S&p 500 index records worst September since ’02
September was the worst month for the Standard & Poor’s 500 index since 2002. From AIG to Lehman Brothers to Washington Mutual, a litany of corporate failures and bailouts helped drag the index down 9.1 percent, its worst monthly showing since September of that year, when it lost 11 percent. Still, the index ended down 8.9 percent for the third quarter. That’s not even the worst decline of the year. It lost 9.9 percent in the first quarter.
Philippines a harbor.
Overseas markets offered little protection from the maelstrom that thrashed U.S. stocks in the third quarter. The MSCI Emerging Market index fell 27.6 percent, its worst quarterly showing ever, according to Merrill Lynch strategist Michael Hartnett.

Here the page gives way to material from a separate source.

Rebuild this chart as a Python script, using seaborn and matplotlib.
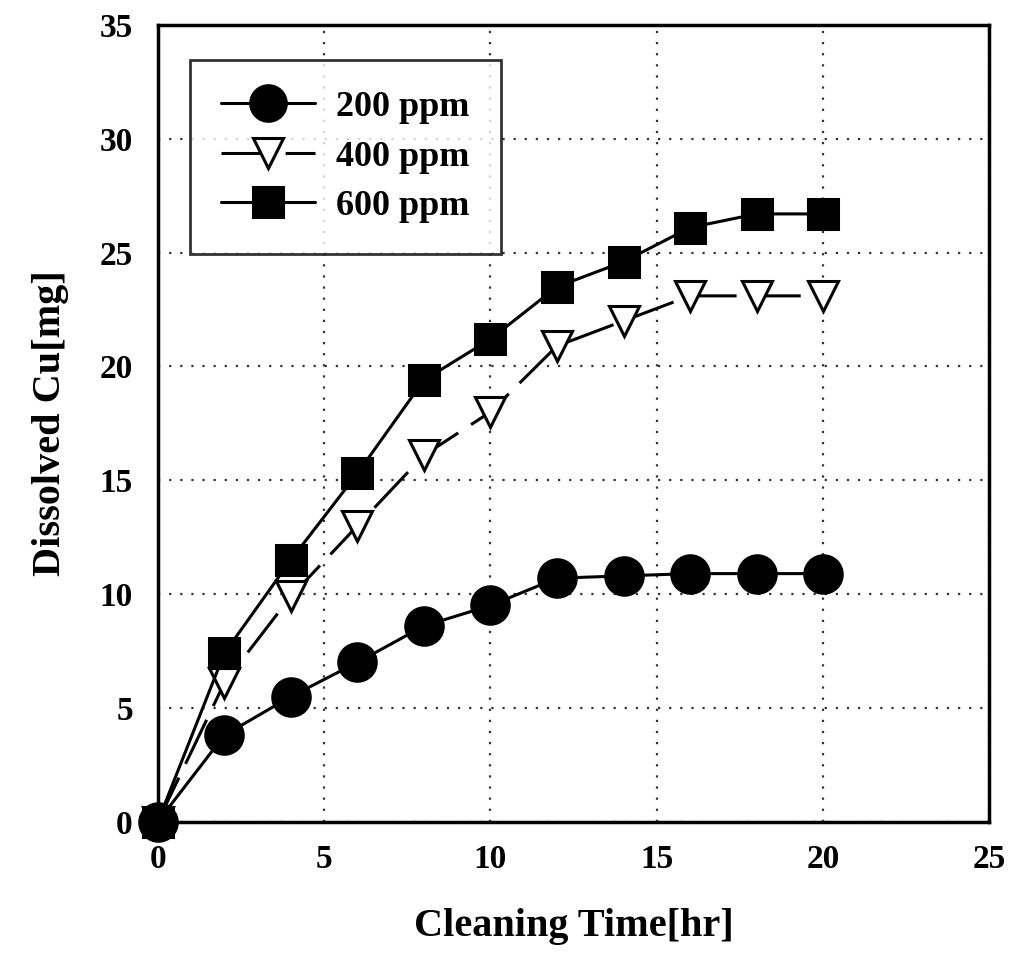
import pandas as pd
import seaborn as sns
import numpy as np
import matplotlib.pyplot as plt

# cleaning time [hr]
hours = [0, 2, 4, 6, 8, 10, 12, 14, 16, 18, 20]
# dissolved Cu [mg] for each concentration
cu_200 = [0, 3.8, 5.5, 7.0, 8.6, 9.5, 10.7, 10.8, 10.9, 10.9, 10.9]
cu_400 = [0, 6.1, 9.9, 13.0, 16.1, 18.0, 20.9, 22.0, 23.1, 23.1, 23.1]
cu_600 = [0, 7.4, 11.5, 15.3, 19.4, 21.2, 23.5, 24.6, 26.1, 26.7, 26.7]
labels = ['200 ppm', '400 ppm', '600 ppm']

sns.set_theme(style='white')
plt.rcParams['font.family'] = ['Liberation Serif', 'DejaVu Serif']
plt.rcParams['font.weight'] = 'bold'
plt.rcParams['text.color'] = 'black'

fig = plt.figure(figsize=(10.18, 9.6), dpi=100)
ax = fig.add_axes([0.155, 0.144, 0.817, 0.830])

styles = [
    dict(marker='o', markersize=27, markerfacecolor='black', linestyle='-'),
    dict(marker='v', markersize=22, markerfacecolor='white', linestyle=(0, (16, 5))),
    dict(marker='s', markersize=22, markerfacecolor='black', linestyle='-'),
]
for y, lab, st in zip([cu_200, cu_400, cu_600], labels, styles):
    df = pd.DataFrame({'t': hours, 'cu': y})
    sns.lineplot(data=df, x='t', y='cu', ax=ax, color='black', linewidth=2.2,
                 markeredgecolor='black', markeredgewidth=2.2, label=lab,
                 clip_on=False, zorder=5, **st)

ax.set_xlim(0, 25)
ax.set_ylim(0, 35)
ax.set_xticks(np.arange(0, 26, 5))
ax.set_yticks(np.arange(0, 36, 5))
ax.tick_params(direction='in', length=8, width=2, labelsize=24, pad=16,
               colors='black', labelcolor='black')
ax.tick_params(axis='y', pad=18)
for sp in ax.spines.values():
    sp.set_linewidth(2.5)
    sp.set_color('black')
ax.grid(True, linestyle=(0, (1, 4)), color='#333333', linewidth=1.6)

ax.set_xlabel('Cleaning Time[hr]', fontsize=29, fontweight='bold', labelpad=24,
              color='black')
ax.set_ylabel('Dissolved Cu[mg]', fontsize=29, fontweight='bold', labelpad=22,
              color='black')

leg = ax.legend(loc='upper left', bbox_to_anchor=(0.039, 0.956), borderaxespad=0,
                fontsize=26, frameon=True, fancybox=False, edgecolor='black',
                handlelength=2.6, borderpad=0.85, labelspacing=0.45,
                handletextpad=0.6, markerscale=0.95)
leg.get_frame().set_linewidth(2)
for t in leg.get_texts():
    t.set_color('black')

fig.savefig('out.png', dpi=100)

Russia’s market lost nearly half its value over the quarter, slammed by weakening oil prices and military tensions surrounding Georgia. In fact, only one market out of 52 tracked by Standard & Poor’s was able to eke out a gain: the Philippines, which was just barely in the black with a rise of 0.04 percent.
Capitol “F.”
Wall Street was fixated on Capitol Hill last week, tracking the prospects for a bailout plan to cleanse banks’ balance sheets of troubled mortgage-backed securities.
As the House and Senate debated its merits, the Center for Economic and Entrepreneurial Literacy tallied up congressional members with backgrounds in economics. It found only 15 percent with degrees in the business, economics or finance fields.
“Financial literacy is woefully inadequate in this country, and we have been advocating for increased education in economics and personal finance in American public schools,” says James Bowers, the group’s managing director. “But after watching the events of this week, a crash course on Capitol Hill might not be a bad place to start.”
Bond bombshell.
During September alone, Standard & Poor’s recorded nine corporate bond defaults, including ones by Lehman Brothers, Washington Mutual and their subsidiaries. That’s more than half as many as 2007’s full-year total of 16.
The defaults spanned many industries, affecting such companies as Motor Coach Industries International, a maker of luxury and commuter buses, and HRP Myrtle Beach Holdings, which opened a Hard Rock themed amusement park in South Carolina.